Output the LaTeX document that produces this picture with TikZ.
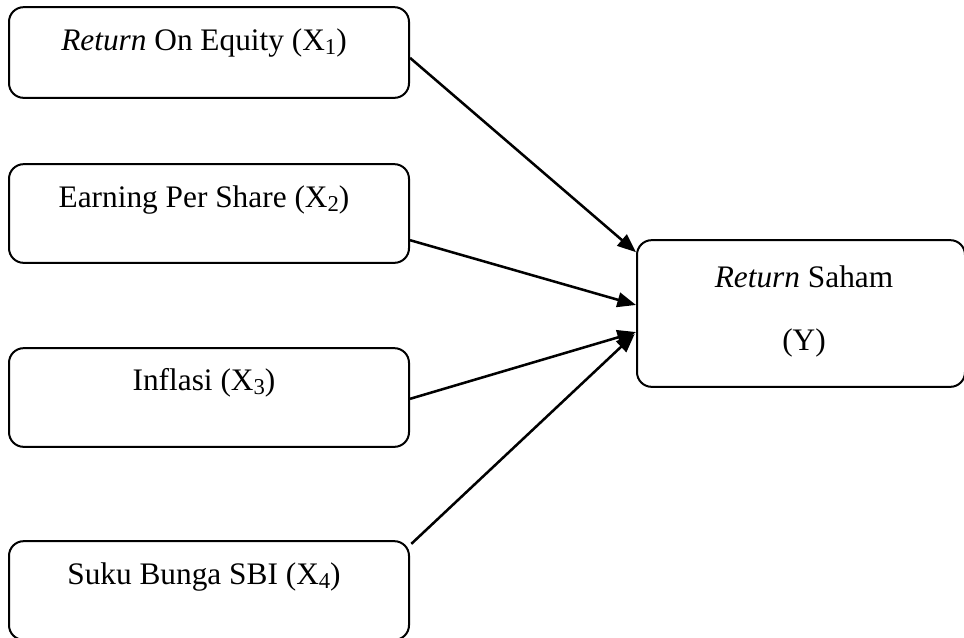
\documentclass[tikz,border=0pt]{standalone}
\usepackage{fontspec}
\setmainfont{Liberation Serif}
\usetikzlibrary{arrows.meta}
\newcommand{\subx}[1]{X\raisebox{-0.28ex}{\fontsize{17}{20}\selectfont #1}}
\begin{document}
\begin{tikzpicture}[x=0.75pt,y=-0.75pt,
  box/.style={draw=black,line width=1.5pt,rounded corners=11pt,inner sep=0pt},
  lbl/.style={font=\fontsize{23.5}{28}\selectfont,inner sep=0pt,anchor=center},
  arr/.style={line width=1.9pt,-{Triangle[length=14pt,width=11pt]}}]
\useasboundingbox (0,0) rectangle (964,637);
\node[box,minimum width=300pt,minimum height=68pt] (b1) at (209,52.5) {};
\node[box,minimum width=300pt,minimum height=74pt] (b2) at (209,213.5) {};
\node[box,minimum width=300pt,minimum height=74pt] (b3) at (209,397.5) {};
\node[box,minimum width=300pt,minimum height=74pt] (b4) at (209,590.5) {};
\node[box,minimum width=246pt,minimum height=110pt] (y) at (801,313.5) {};
\node[lbl] (t1) at (204,43) {\textit{Return} On Equity (\subx{1})};
\node[lbl] (t2) at (204,200) {Earning Per Share (\subx{2})};
\node[lbl] (t3) at (204,383) {Inflasi (\subx{3})};
\node[lbl] (t4) at (204,577) {Suku Bunga SBI (\subx{4})};
\node[lbl] (ty1) at (804,277) {\textit{Return} Saham};
\node[lbl] (ty2) at (804,343) {(Y)};
\draw[arr] ([yshift=-4pt]b1.east) -- ([yshift=46pt]y.west);
\draw[arr] ([yshift=-20pt]b2.east) -- ([yshift=6.4pt]y.west);
\draw[arr] ([yshift=-1pt]b3.east) -- ([yshift=-13.9pt]y.west);
\draw[arr] ([yshift=35pt,xshift=1pt]b4.east) -- ([yshift=-15.4pt,xshift=-1pt]y.west);
\end{tikzpicture}
\end{document}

*What is needed:*
Repeat the listing in full and exactly. Do not include any images.

*Response for this exercise:*
Output the LaTeX document that produces this picture with TikZ.
\documentclass[tikz,border=0pt]{standalone}
\usepackage{fontspec}
\setmainfont{Liberation Serif}
\usetikzlibrary{arrows.meta}
\newcommand{\subx}[1]{X\raisebox{-0.28ex}{\fontsize{17}{20}\selectfont #1}}
\begin{document}
\begin{tikzpicture}[x=0.75pt,y=-0.75pt,
  box/.style={draw=black,line width=1.5pt,rounded corners=11pt,inner sep=0pt},
  lbl/.style={font=\fontsize{23.5}{28}\selectfont,inner sep=0pt,anchor=center},
  arr/.style={line width=1.9pt,-{Triangle[length=14pt,width=11pt]}}]
\useasboundingbox (0,0) rectangle (964,637);
\node[box,minimum width=300pt,minimum height=68pt] (b1) at (209,52.5) {};
\node[box,minimum width=300pt,minimum height=74pt] (b2) at (209,213.5) {};
\node[box,minimum width=300pt,minimum height=74pt] (b3) at (209,397.5) {};
\node[box,minimum width=300pt,minimum height=74pt] (b4) at (209,590.5) {};
\node[box,minimum width=246pt,minimum height=110pt] (y) at (801,313.5) {};
\node[lbl] (t1) at (204,43) {\textit{Return} On Equity (\subx{1})};
\node[lbl] (t2) at (204,200) {Earning Per Share (\subx{2})};
\node[lbl] (t3) at (204,383) {Inflasi (\subx{3})};
\node[lbl] (t4) at (204,577) {Suku Bunga SBI (\subx{4})};
\node[lbl] (ty1) at (804,277) {\textit{Return} Saham};
\node[lbl] (ty2) at (804,343) {(Y)};
\draw[arr] ([yshift=-4pt]b1.east) -- ([yshift=46pt]y.west);
\draw[arr] ([yshift=-20pt]b2.east) -- ([yshift=6.4pt]y.west);
\draw[arr] ([yshift=-1pt]b3.east) -- ([yshift=-13.9pt]y.west);
\draw[arr] ([yshift=35pt,xshift=1pt]b4.east) -- ([yshift=-15.4pt,xshift=-1pt]y.west);
\end{tikzpicture}
\end{document}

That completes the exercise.